A team of researchers from the University of Washington, including those of Indian-origin, has developed a technology that uses a Wi-Fi router to wirelessly power various devices without affecting the quality of internet signal. It is called the Power Over Wi-Fi (PoWiFi) system.
A team of engineers from the University of Washington has developed a technology that uses a Wi-Fi router to power various devices. It is called the Power Over Wi-Fi (PoWiFi) system, and is a very innovative technology.
Vamsi Talla, an Indian origin UW electrical engineering doctoral student is the lead author behind the system, and Shyam Gollakota, assistant professor of computer science and engineering is a co-author.
“For the first time we have shown that you can use Wi-Fi devices to power the sensors in cameras and other devices…We also made a system that can co-exist as a Wi-Fi router and a power source – it doesn’t degrade the quality of your Wi-Fi signals while it’s powering devices,” said Vamsi Talla.
The team had published an online paper titled – Powering the Next Billion Devices with Wi-Fi, earlier this year explaining how they harvested energy from Wi-Fi signals to power a temperature sensor, a low-resolution grayscale camera and a charger for a Jawbone activity tracking bracelet (a fitness tracker).
“We present the first power over Wi-Fi system that delivers power to low-power sensors and devices and works with existing Wi-Fi chipsets.
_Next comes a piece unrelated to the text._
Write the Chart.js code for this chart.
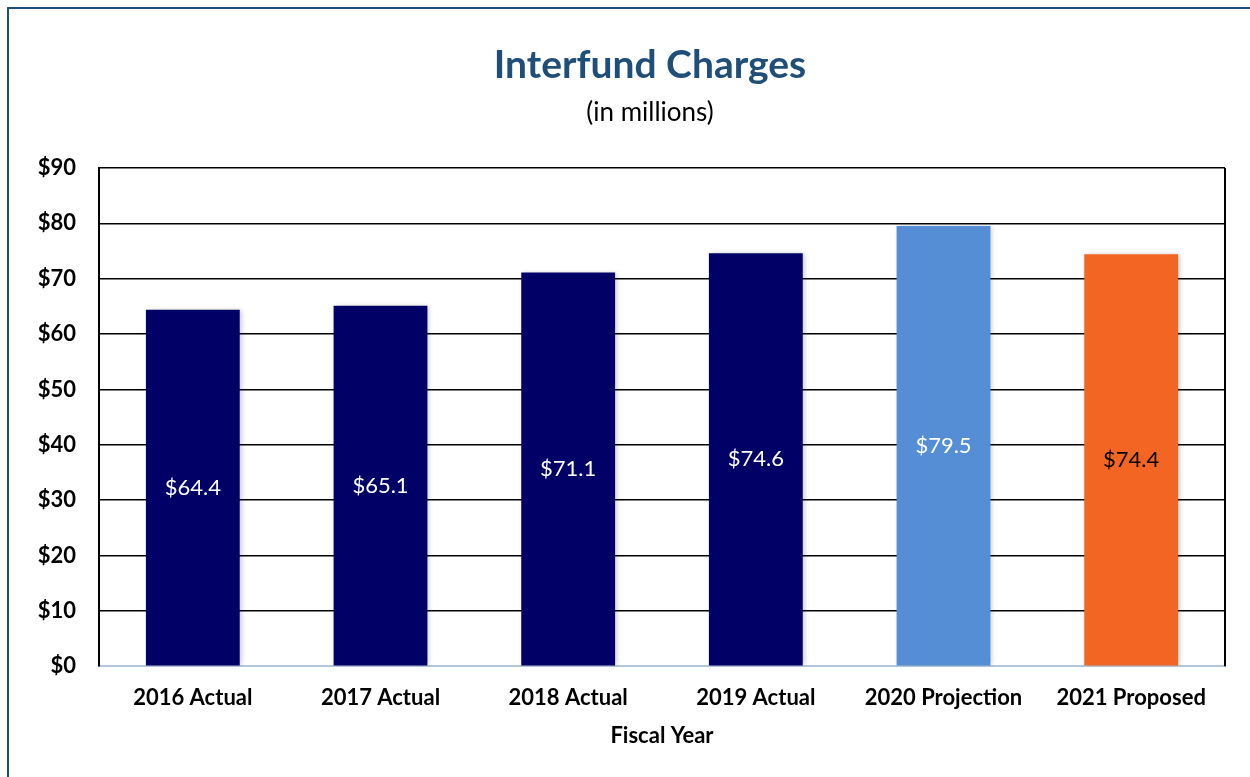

Specifically, we show that a ubiquitous part of wireless communication infrastructure, the Wi-Fi router, can provide far field wireless power without significantly compromising the network’s communication performance,” says the paper.
Wi-Fi routers already transmit power. With PoWiFi, the routers send out a constant 1W signal instead of the irregular power currently used. This signal is then captured and turned into DC power by harvesters. Thus, the idea behind PoWiFi is to embed small computing sensors in everyday objects like cell phone, washing machines, air conditioners and more, thereby using those sensors to harvest Wi-Fi signals and power the devices.
An initial challenge faced by the team during the development of the system was – how to charge low-power sensors without plugging them to a power source? While looking for a solution they found that the peak energy available in untapped Wi-Fi signals is close to what is required to operate some low-power devices. But these signals are sent out in an intermittent pattern because of which energy leaks out during the intervals. To fix this problem, the team optimized a router in a way that it would send out the surplus power packets on the Wi-Fi channels, that is not in use currently, without affecting the quality or speed of data transmission. And the sensor placed in devices will then be able to harvest the power.
According to Popular Science magazine, PoWiFi system is one of the most innovative and game-changing technologies of the year. The magazine has included it in the annual “Best of What’s New 2015” awards.
For prototype, the team displayed that Wi-Fi signals can be used to power the following devices:
- A grayscale, low-power Omnivision VGA camera powered from 17 feet away – Such that it stores enough energy to capture an image every 35 minutes.
- They recharged the battery of a Jawbone Up24 wearable fitness tracker from zero to 41 percent in 2.5 hours.
- Powered a temperature sensor.
They also tested the system in six homes, and it was noticed that there was no reduction in the page loading or video streaming speed. This proves that the quality of Wi-Fi signals is not affected. While the initial experiments have tested only low power devices, the team believes that the system can be made more efficient.
The co-authors include UW electrical engineering doctoral students, Bryce Kellogg and Saman Naderiparizi; research associate, Benjamin Ransford; and associate professor of computer science and engineering and of electrical engineering, Joshua Smith.
According to a report, the final paper will be presented in December at the Association for Computing Machinery’s CoNEXT 2015 conference in Heidelberg, Germany.